Success. You can now start the database server using:

./postmaster -D /tmp/enctry
or
./pg_ctl -D /tmp/enctry -l logfile start

[andrew@Thor bin]$ ./pg_ctl -D /tmp/enctry -l /tmp/enclog -o '-p 5433' start
postmaster successfully started
[andrew@Thor bin]$ ./createdb -E KOI8-R -p 5433 testme
CREATE DATABASE
[andrew@Thor bin]$ ./psql -p 5433 -l
List of databases
Name | Owner | Encoding
-----------+--------+-----------
template0 | andrew | SQL_ASCII
template1 | andrew | SQL_ASCII
testme | andrew | KOI8
(3 rows)

[andrew@Thor bin]$ ./pg_ctl -D /tmp/enctry -o '-p 5433' stop
waiting for postmaster to shut down......done
postmaster successfully shut down
[andrew@Thor bin]$ rm -rf /tmp/enctry
[andrew@Thor bin]$ ./initdb -E KOI8-R /tmp/enctry
The files belonging to this database system will be owned by user "andrew".
This user must also own the server process.
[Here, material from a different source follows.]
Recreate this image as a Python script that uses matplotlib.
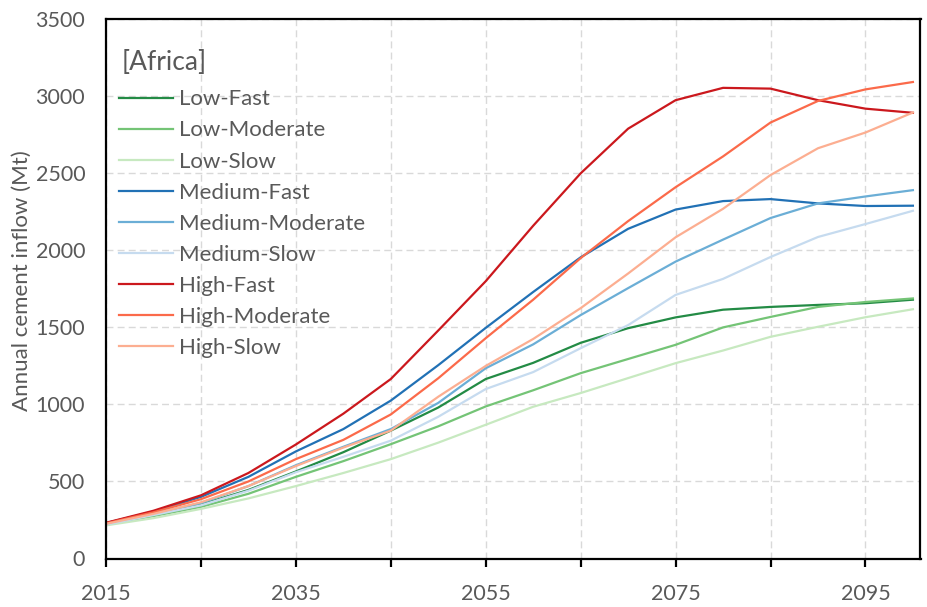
import matplotlib
matplotlib.use("Agg")
import matplotlib.pyplot as plt

plt.rcParams['font.family'] = ['Lato', 'DejaVu Sans']

years = list(range(2015, 2101, 5))

low_fast = [225, 283, 350, 445, 565, 690, 830, 980, 1165, 1270, 1400, 1495, 1565, 1615, 1633, 1646, 1657, 1680]
low_moderate = [222, 275, 335, 420, 530, 632, 742, 858, 987, 1092, 1203, 1295, 1387, 1500, 1568, 1633, 1665, 1688]
low_slow = [215, 262, 322, 390, 470, 555, 645, 752, 868, 985, 1074, 1171, 1268, 1350, 1439, 1504, 1566, 1618]
medium_fast = [230, 305, 400, 530, 695, 840, 1025, 1255, 1497, 1730, 1955, 2140, 2265, 2320, 2333, 2305, 2288, 2290]
medium_moderate = [225, 292, 360, 470, 605, 725, 840, 1010, 1235, 1390, 1580, 1755, 1927, 2070, 2210, 2305, 2350, 2391]
medium_slow = [220, 282, 345, 440, 560, 660, 765, 920, 1100, 1210, 1365, 1515, 1711, 1815, 1957, 2087, 2171, 2257]
high_fast = [232, 310, 410, 555, 740, 940, 1165, 1480, 1800, 2160, 2500, 2790, 2975, 3055, 3050, 2975, 2920, 2893]
high_moderate = [228, 300, 385, 500, 645, 770, 935, 1170, 1430, 1680, 1950, 2190, 2410, 2610, 2830, 2970, 3045, 3093]
high_slow = [225, 290, 365, 470, 600, 720, 830, 1050, 1250, 1425, 1625, 1850, 2085, 2270, 2489, 2663, 2765, 2895]

labels = ['Low-Fast', 'Low-Moderate', 'Low-Slow',
          'Medium-Fast', 'Medium-Moderate', 'Medium-Slow',
          'High-Fast', 'High-Moderate', 'High-Slow']
series = [low_fast, low_moderate, low_slow,
          medium_fast, medium_moderate, medium_slow,
          high_fast, high_moderate, high_slow]
colors = ['#238b45', '#74c476', '#c7e9c0',
          '#2171b5', '#6baed6', '#c6dbef',
          '#cb181d', '#fb6a4a', '#fcae91']

x_ticks = list(range(2015, 2100, 10))
x_labels = [str(t) if (t - 2015) % 20 == 0 else '' for t in x_ticks]
y_ticks = list(range(0, 3501, 500))

text_color = '#595959'

W, H = 928, 607
fig = plt.figure(figsize=(W / 100, H / 100), dpi=100)
ax_left, ax_right, ax_top, ax_bottom = 106, 920.5, 19.3, 558.5
ax = fig.add_axes([ax_left / W, (H - ax_bottom) / H,
                   (ax_right - ax_left) / W, (ax_bottom - ax_top) / H])

for vals, lab, col in zip(series, labels, colors):
    ax.plot(years, vals, color=col, lw=1.6, label=lab)

ax.set_xlim(2015, 2100.8)
ax.set_ylim(0, 3500)
ax.set_xticks(x_ticks)
ax.set_xticklabels(x_labels)
ax.set_yticks(y_ticks)

ax.grid(True, color='#d9d9d9', linestyle=(0, (5, 3)), linewidth=1.0)
ax.set_axisbelow(True)

for s in ax.spines.values():
    s.set_color('black')
    s.set_linewidth(1.6)

ax.tick_params(axis='x', direction='out', length=6, width=1.6, color='black',
               labelsize=15.5, labelcolor=text_color, pad=12)
ax.tick_params(axis='y', length=0, labelsize=15.5, labelcolor=text_color, pad=15)

# axis title, placed by hand in figure pixels
fig.text(22 / W, 1 - 281 / H, 'Annual cement inflow (Mt)', fontsize=16,
         color=text_color, rotation=90, ha='center', va='center')

# region tag above the legend
fig.text(122 / W, 1 - 62 / H, '[Africa]', fontsize=19, color=text_color,
         ha='left', va='center')

legend_top = 76
leg = ax.legend(loc='upper left',
                bbox_to_anchor=(0.0, (ax_bottom - legend_top) / (ax_bottom - ax_top)),
                frameon=False, fontsize=16, labelcolor=text_color,
                handlelength=2.4, handletextpad=0.3, labelspacing=0.5,
                borderaxespad=0.3, borderpad=0.3)

fig.savefig('out.png', dpi=100)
The database cluster will be initialized with locales:
COLLATE: ru_RU.KOI8-R
CTYPE: ru_RU.KOI8-R
MESSAGES: en_US.iso885915
MONETARY: en_US.iso885915
NUMERIC: en_US.iso885915
TIME: en_US.iso885915

creating directory /tmp/enctry... ok
creating directory /tmp/enctry/base... ok
creating directory /tmp/enctry/global... ok
creating directory /tmp/enctry/pg_xlog... ok
creating directory /tmp/enctry/pg_clog... ok
selecting default max_connections... 100
selecting default shared_buffers... 1000
creating configuration files... ok
creating template1 database in /tmp/enctry/base/1... ok
initializing pg_shadow... ok
enabling unlimited row size for system tables... ok
initializing pg_depend... ok
creating system views... ok
loading pg_description... ok
creating conversions... ok
setting privileges on built-in objects... ok
creating information schema... ok
vacuuming database template1... ok
copying template1 to template0... ok

Success. You can now start the database server using:

./postmaster -D /tmp/enctry
or
./pg_ctl -D /tmp/enctry -l logfile start

[andrew@Thor bin]$ ./pg_ctl -D /tmp/enctry -l /tmp/enclog -o '-p 5433' start
postmaster successfully started
[andrew@Thor bin]$ ./createdb -p 5433 testme
CREATE DATABASE
[andrew@Thor bin]$ ./psql -p 5433 -l
List of databases
Name | Owner | Encoding
-----------+--------+----------
template0 | andrew | KOI8
template1 | andrew | KOI8
testme | andrew | KOI8
(3 rows)

[andrew@Thor bin]$

cheers

andrew

#9Stephan Szabo
sszabo@megazone.bigpanda.com
In reply to: E.Rodichev (#6)
Re: Encoding problem with 7.4

On Wed, 3 Dec 2003, E.Rodichev wrote:

On Fri, 28 Nov 2003, Tom Lane wrote:

"E.Rodichev" <er@sai.msu.su> writes:

/e:2>createdb test

test | er | SQL_ASCII <----- Incorrect!
(3 rows)

Let's note than the last line is in fact completely incorrect.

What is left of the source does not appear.